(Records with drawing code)
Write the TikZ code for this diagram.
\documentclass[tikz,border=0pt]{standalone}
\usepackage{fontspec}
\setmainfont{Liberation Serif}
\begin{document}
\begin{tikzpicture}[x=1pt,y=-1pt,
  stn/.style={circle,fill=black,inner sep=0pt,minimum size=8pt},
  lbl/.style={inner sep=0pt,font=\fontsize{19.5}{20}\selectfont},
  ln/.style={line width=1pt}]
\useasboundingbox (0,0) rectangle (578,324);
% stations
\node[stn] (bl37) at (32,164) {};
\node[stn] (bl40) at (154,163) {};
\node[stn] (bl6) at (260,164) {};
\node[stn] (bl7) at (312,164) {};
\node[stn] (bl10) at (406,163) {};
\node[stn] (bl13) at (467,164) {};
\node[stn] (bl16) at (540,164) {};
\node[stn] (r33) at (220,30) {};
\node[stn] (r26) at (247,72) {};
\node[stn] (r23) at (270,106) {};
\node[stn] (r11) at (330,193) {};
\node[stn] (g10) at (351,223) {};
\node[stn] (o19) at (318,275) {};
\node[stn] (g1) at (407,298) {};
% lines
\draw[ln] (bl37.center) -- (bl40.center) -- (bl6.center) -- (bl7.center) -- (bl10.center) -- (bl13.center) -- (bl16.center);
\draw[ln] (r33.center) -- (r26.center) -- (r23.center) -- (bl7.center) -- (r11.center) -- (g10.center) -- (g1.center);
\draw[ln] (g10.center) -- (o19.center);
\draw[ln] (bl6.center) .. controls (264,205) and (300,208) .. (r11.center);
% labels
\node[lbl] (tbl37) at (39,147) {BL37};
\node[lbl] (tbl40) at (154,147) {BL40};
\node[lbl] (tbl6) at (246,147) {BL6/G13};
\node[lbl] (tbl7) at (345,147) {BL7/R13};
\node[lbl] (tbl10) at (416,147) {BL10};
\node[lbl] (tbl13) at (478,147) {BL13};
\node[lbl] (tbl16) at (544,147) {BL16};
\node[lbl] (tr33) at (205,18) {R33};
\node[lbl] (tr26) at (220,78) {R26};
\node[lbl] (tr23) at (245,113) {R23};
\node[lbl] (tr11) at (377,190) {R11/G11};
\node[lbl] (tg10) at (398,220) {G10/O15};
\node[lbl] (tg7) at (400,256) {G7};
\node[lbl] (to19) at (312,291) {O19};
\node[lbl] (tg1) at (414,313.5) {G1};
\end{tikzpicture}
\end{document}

==

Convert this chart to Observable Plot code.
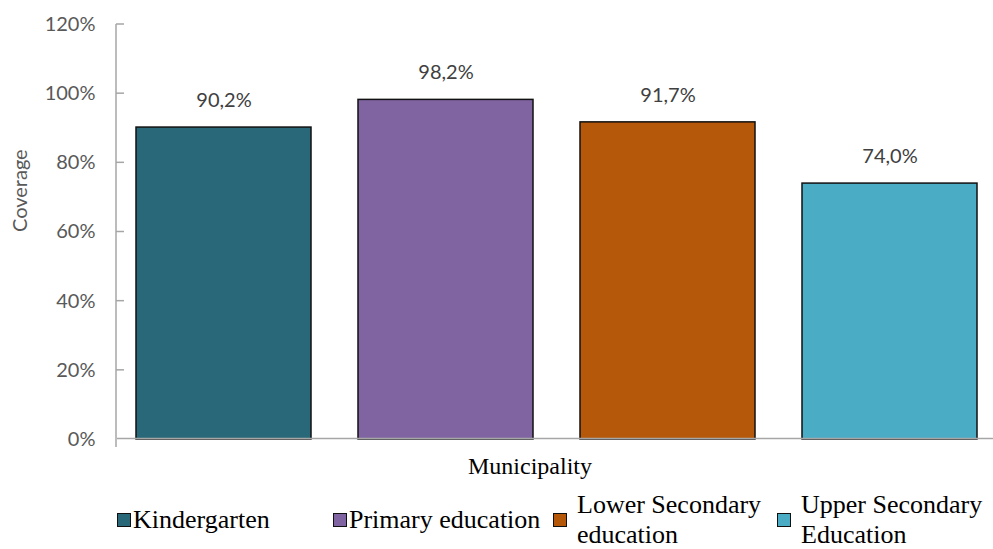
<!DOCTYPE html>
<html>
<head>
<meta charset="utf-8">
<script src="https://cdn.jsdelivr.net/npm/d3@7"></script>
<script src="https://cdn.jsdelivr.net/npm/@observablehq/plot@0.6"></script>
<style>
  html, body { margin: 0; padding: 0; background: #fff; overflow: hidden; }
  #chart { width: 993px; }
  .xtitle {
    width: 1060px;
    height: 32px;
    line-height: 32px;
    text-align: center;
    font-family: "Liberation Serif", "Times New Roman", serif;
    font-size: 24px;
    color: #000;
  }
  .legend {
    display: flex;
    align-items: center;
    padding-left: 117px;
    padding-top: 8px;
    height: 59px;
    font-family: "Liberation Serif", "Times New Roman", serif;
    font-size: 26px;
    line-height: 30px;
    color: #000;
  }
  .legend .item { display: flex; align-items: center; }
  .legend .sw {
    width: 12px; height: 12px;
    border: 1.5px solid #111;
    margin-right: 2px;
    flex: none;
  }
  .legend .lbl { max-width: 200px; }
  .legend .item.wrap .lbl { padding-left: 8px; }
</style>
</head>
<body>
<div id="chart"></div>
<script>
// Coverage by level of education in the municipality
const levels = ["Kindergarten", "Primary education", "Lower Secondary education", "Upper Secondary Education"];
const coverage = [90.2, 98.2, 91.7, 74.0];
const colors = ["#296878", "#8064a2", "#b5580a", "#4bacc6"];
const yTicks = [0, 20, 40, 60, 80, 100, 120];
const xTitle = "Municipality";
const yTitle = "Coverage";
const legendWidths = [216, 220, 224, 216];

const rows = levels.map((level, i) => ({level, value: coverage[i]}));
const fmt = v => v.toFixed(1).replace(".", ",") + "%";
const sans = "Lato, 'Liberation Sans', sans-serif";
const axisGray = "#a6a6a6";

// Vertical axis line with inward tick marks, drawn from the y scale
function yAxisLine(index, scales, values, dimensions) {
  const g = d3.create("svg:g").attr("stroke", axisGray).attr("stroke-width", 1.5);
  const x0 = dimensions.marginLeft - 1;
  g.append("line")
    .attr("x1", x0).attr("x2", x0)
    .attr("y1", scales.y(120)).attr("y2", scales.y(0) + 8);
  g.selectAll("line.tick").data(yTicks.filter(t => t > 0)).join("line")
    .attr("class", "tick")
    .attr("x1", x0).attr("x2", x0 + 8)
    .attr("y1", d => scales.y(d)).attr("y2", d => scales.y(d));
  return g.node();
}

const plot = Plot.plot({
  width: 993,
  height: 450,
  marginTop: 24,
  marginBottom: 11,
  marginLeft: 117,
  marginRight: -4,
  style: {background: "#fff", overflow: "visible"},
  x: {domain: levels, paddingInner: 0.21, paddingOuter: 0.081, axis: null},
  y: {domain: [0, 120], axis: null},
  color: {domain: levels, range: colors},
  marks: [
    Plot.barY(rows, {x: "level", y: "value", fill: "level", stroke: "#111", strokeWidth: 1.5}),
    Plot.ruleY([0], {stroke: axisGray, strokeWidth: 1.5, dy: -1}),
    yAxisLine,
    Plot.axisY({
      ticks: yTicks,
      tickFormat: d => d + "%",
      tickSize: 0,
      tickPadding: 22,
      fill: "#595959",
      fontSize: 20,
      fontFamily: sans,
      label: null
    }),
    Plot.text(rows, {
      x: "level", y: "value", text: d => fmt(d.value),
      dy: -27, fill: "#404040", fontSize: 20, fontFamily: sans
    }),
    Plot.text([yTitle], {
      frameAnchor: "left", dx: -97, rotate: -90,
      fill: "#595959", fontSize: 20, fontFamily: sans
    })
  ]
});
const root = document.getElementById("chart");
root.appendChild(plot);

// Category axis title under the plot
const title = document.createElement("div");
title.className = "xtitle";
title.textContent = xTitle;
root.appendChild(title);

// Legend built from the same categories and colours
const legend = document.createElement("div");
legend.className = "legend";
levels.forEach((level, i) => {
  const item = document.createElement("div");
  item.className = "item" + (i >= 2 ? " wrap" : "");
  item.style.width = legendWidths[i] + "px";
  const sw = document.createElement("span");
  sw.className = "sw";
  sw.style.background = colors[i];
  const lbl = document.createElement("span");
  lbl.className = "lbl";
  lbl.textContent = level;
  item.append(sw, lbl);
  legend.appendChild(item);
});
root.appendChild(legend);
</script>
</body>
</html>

- [SET PROBLEM] Everything above from the line with "Convert this chart to Observable Plot code." through the line with "const legendWidths = [216, 220, 224, 216];" should be retyped exactly, and nothing else; omit pictures.

- [SOLUTION]
Convert this chart to Observable Plot code.
<!DOCTYPE html>
<html>
<head>
<meta charset="utf-8">
<script src="https://cdn.jsdelivr.net/npm/d3@7"></script>
<script src="https://cdn.jsdelivr.net/npm/@observablehq/plot@0.6"></script>
<style>
  html, body { margin: 0; padding: 0; background: #fff; overflow: hidden; }
  #chart { width: 993px; }
  .xtitle {
    width: 1060px;
    height: 32px;
    line-height: 32px;
    text-align: center;
    font-family: "Liberation Serif", "Times New Roman", serif;
    font-size: 24px;
    color: #000;
  }
  .legend {
    display: flex;
    align-items: center;
    padding-left: 117px;
    padding-top: 8px;
    height: 59px;
    font-family: "Liberation Serif", "Times New Roman", serif;
    font-size: 26px;
    line-height: 30px;
    color: #000;
  }
  .legend .item { display: flex; align-items: center; }
  .legend .sw {
    width: 12px; height: 12px;
    border: 1.5px solid #111;
    margin-right: 2px;
    flex: none;
  }
  .legend .lbl { max-width: 200px; }
  .legend .item.wrap .lbl { padding-left: 8px; }
</style>
</head>
<body>
<div id="chart"></div>
<script>
// Coverage by level of education in the municipality
const levels = ["Kindergarten", "Primary education", "Lower Secondary education", "Upper Secondary Education"];
const coverage = [90.2, 98.2, 91.7, 74.0];
const colors = ["#296878", "#8064a2", "#b5580a", "#4bacc6"];
const yTicks = [0, 20, 40, 60, 80, 100, 120];
const xTitle = "Municipality";
const yTitle = "Coverage";
const legendWidths = [216, 220, 224, 216];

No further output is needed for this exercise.